▶ **WORK TO BE COMPLETED**
Skip the pictures, please, and write out exactly the lines from the opening of the data through the line containing "const axisGrey = '#868686';".

▶ **DATA PROVIDED**
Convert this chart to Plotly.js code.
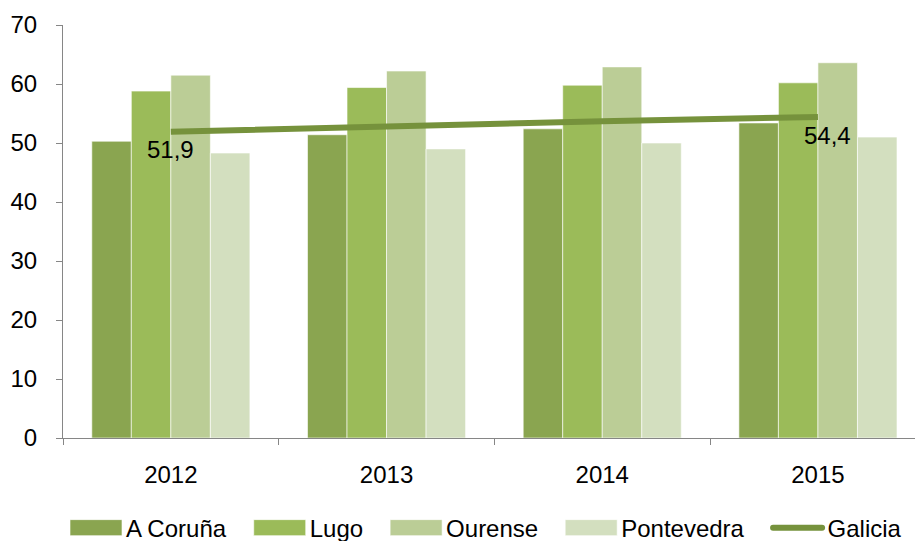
<!DOCTYPE html>
<html>
<head>
<meta charset="utf-8">
<script src="https://cdn.plot.ly/plotly-3.0.1.min.js"></script>
<style>
    html, body { margin: 0; padding: 0; background: #ffffff; }
    #chart { width: 915px; height: 541px; }
</style>
</head>
<body>
<div id="chart"></div>
<script>
// ---------- Data ---------- //
const years = ['2012', '2013', '2014', '2015'];
const aCoruna = [50.3, 51.4, 52.4, 53.4];
const lugo = [58.8, 59.4, 59.8, 60.2];
const ourense = [61.5, 62.2, 62.9, 63.6];
const pontevedra = [48.3, 49.0, 50.0, 51.0];
const galicia = [51.9, 52.9, 53.7, 54.4];
const labelledPoints = [0, 3]; // only first and last Galicia values carry a label

// ---------- Style ---------- //
const FONT = '"Liberation Sans", Arial, sans-serif';
const axisGrey = '#868686';

function barTrace(name, values, color) {
    return {
        type: 'bar',
        name: name,
        x: years,
        y: values,
        marker: {
            color: color,
            line: { color: 'rgba(255,255,255,0.6)', width: 1 }
        },
        hoverinfo: 'skip'
    };
}

const traces = [
    barTrace('A Coruña', aCoruna, '#8AA550'),
    barTrace('Lugo', lugo, '#9BBB59'),
    barTrace('Ourense', ourense, '#BBCD96'),
    barTrace('Pontevedra', pontevedra, '#D3DFBF'),
    {
        type: 'scatter',
        mode: 'lines',
        name: 'Galicia',
        x: years,
        y: galicia,
        line: { color: '#76923C', width: 6 },
        hoverinfo: 'skip'
    }
];

// data labels on the Galicia line (decimal comma)
// category axis: annotation x is the category index
const labelShift = [0, 10];
const annotations = labelledPoints.map((i, k) => ({
    x: i,
    y: galicia[i],
    xref: 'x',
    yref: 'y',
    text: galicia[i].toFixed(1).replace('.', ','),
    showarrow: false,
    xshift: labelShift[k],
    yshift: -18,
    font: { family: FONT, size: 24, color: '#000000' }
}));

const layout = {
    width: 915,
    height: 541,
    margin: { l: 63, r: 0, t: 25, b: 103, autoexpand: false },
    paper_bgcolor: '#ffffff',
    plot_bgcolor: '#ffffff',
    font: { family: FONT, size: 24, color: '#000000' },
    barmode: 'group',
    bargap: 0.267,
    bargroupgap: 0,
    showlegend: true,
    legend: {
        orientation: 'h',
        x: -0.0176,
        xanchor: 'left',
        y: -0.218,
        yanchor: 'middle',
        itemwidth: 68,
        bgcolor: 'rgba(0,0,0,0)',
        font: { family: FONT, size: 24, color: '#000000' },
        traceorder: 'normal'
    },
    xaxis: {
        type: 'category',
        range: [-0.5, 3.45],
        showline: true,
        linecolor: axisGrey,
        linewidth: 1,
        ticks: 'outside',
        tickson: 'boundaries',
        ticklen: 6,
        tickcolor: axisGrey,
        ticklabelstandoff: 15,
        showgrid: false,
        zeroline: false,
        fixedrange: true
    },
    yaxis: {
        range: [0, 70],
        dtick: 10,
        showline: true,
        linecolor: axisGrey,
        linewidth: 1,
        ticks: 'outside',
        ticklen: 6,
        tickcolor: axisGrey,
        ticklabelstandoff: 14,
        showgrid: false,
        zeroline: false,
        fixedrange: true
    },
    annotations: annotations
};

const config = { displayModeBar: false, staticPlot: true };

Plotly.newPlot('chart', traces, layout, config).then(gd => {
    // wide legend swatches, sitting close to their text like the original
    gd.querySelectorAll('.legend .traces').forEach(item => {
        const bar = item.querySelector('.legendpoints path');
        if (bar) bar.setAttribute('d', 'M-17,8H35V-8H-17Z');
        const line = item.querySelector('.legendlines path');
        if (line) {
            line.setAttribute('d', 'M23.5,0h49');
            line.style.strokeLinecap = 'round';
        }
    });
});
</script>
</body>
</html>
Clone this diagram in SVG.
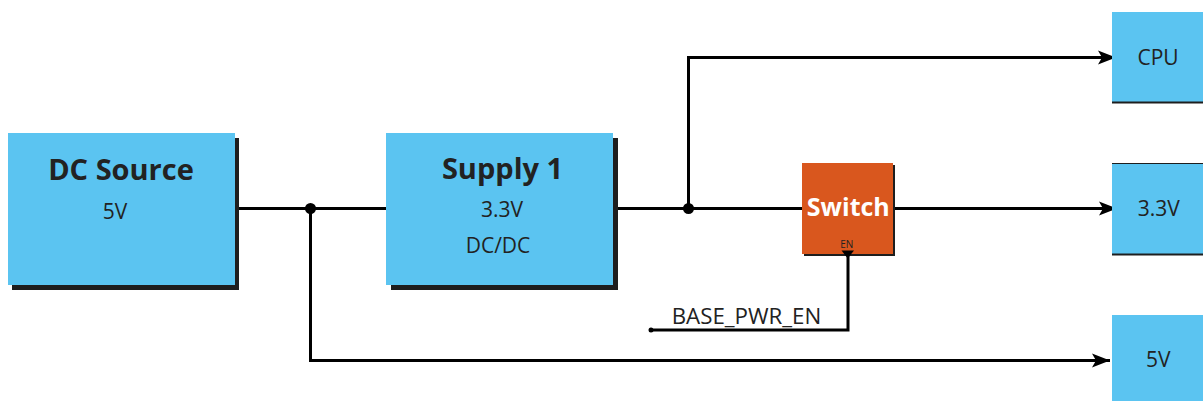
<svg xmlns="http://www.w3.org/2000/svg" width="1203" height="401" viewBox="0 0 1203 401">
<defs>
<style>
.box{fill:#5BC4F1}
.shadow{fill:#1E1E1E}
.sw{fill:#D9571E}
.t{font-family:"Open Sans","Liberation Sans",sans-serif;fill:#222222;text-anchor:middle}
.b{font-weight:bold;font-size:29px}
.r{font-size:21px}
.wire{fill:none;stroke:#000;stroke-width:3}
</style>
<marker id="arr" markerUnits="userSpaceOnUse" markerWidth="20" markerHeight="16" viewBox="-19 -8 20 16" refX="0" refY="0" orient="auto">
<path d="M0,0 L-18,-7 L-14,0 L-18,7 Z" fill="#000"/>
</marker>
</defs>
<rect width="1203" height="401" fill="#fff"/>
<g id="connectors">
<path class="wire" d="M235,208.5 H386"/>
<path class="wire" d="M310.5,208.5 V360.5 H1110" marker-end="url(#arr)"/>
<path class="wire" d="M613,208.5 H802"/>
<path class="wire" d="M688.5,208.5 V57.5 H1116" marker-end="url(#arr)"/>
<path class="wire" d="M895,208.5 H1117" marker-end="url(#arr)"/>
<path class="wire" d="M651,330 H848 V256"/>
<circle cx="310.5" cy="208.5" r="5.5" fill="#000"/>
<circle cx="688.5" cy="208.5" r="5.5" fill="#000"/>
<circle cx="651" cy="330" r="2.5" fill="#000"/>
<text class="t" x="746.5" y="324" style="font-size:22.3px">BASE_PWR_EN</text>
</g>
<g id="dc-source">
<rect class="shadow" x="12" y="138" width="227" height="152"/>
<rect class="box" x="8" y="133" width="227" height="152"/>
<text class="t b" x="121" y="180">DC Source</text>
<text class="t r" x="115" y="219">5V</text>
</g>
<g id="supply-1">
<rect class="shadow" x="391" y="138" width="227" height="152"/>
<rect class="box" x="386" y="133" width="227" height="152"/>
<text class="t b" x="502.5" y="179">Supply 1</text>
<text class="t r" x="502" y="217">3.3V</text>
<text class="t r" x="498" y="252.5">DC/DC</text>
</g>
<g id="switch">
<rect class="shadow" x="804" y="165" width="91" height="91"/>
<rect class="sw" x="802" y="163" width="91" height="91"/>
<text class="t" x="848.3" y="215.5" style="font-weight:bold;font-size:25px;fill:#fff">Switch</text>
<text class="t" x="846.7" y="248.3" style="font-size:10px">EN</text>
<path d="M841.5,250.5 H854 L847.7,258.5 Z" fill="#000"/>
</g>
<g id="cpu">
<rect class="shadow" x="1112" y="14" width="91" height="89.5"/>
<rect class="box" x="1112" y="12" width="91" height="89.5"/>
<text class="t r" x="1158" y="65">CPU</text>
</g>
<g id="out-3v3">
<rect class="shadow" x="1112" y="163" width="91" height="92.5"/>
<rect class="box" x="1112" y="164" width="91" height="89.5"/>
<text class="t r" x="1158.8" y="216">3.3V</text>
</g>
<g id="out-5v">
<rect class="box" x="1112" y="315" width="91" height="86"/>
<text class="t r" x="1158.3" y="367.3">5V</text>
</g>
</svg>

▶ **RESPONSE**
Convert this chart to Plotly.js code.
<!DOCTYPE html>
<html>
<head>
<meta charset="utf-8">
<script src="https://cdn.plot.ly/plotly-3.0.1.min.js"></script>
<style>
    html, body { margin: 0; padding: 0; background: #ffffff; }
    #chart { width: 915px; height: 541px; }
</style>
</head>
<body>
<div id="chart"></div>
<script>
// ---------- Data ---------- //
const years = ['2012', '2013', '2014', '2015'];
const aCoruna = [50.3, 51.4, 52.4, 53.4];
const lugo = [58.8, 59.4, 59.8, 60.2];
const ourense = [61.5, 62.2, 62.9, 63.6];
const pontevedra = [48.3, 49.0, 50.0, 51.0];
const galicia = [51.9, 52.9, 53.7, 54.4];
const labelledPoints = [0, 3]; // only first and last Galicia values carry a label

// ---------- Style ---------- //
const FONT = '"Liberation Sans", Arial, sans-serif';
const axisGrey = '#868686';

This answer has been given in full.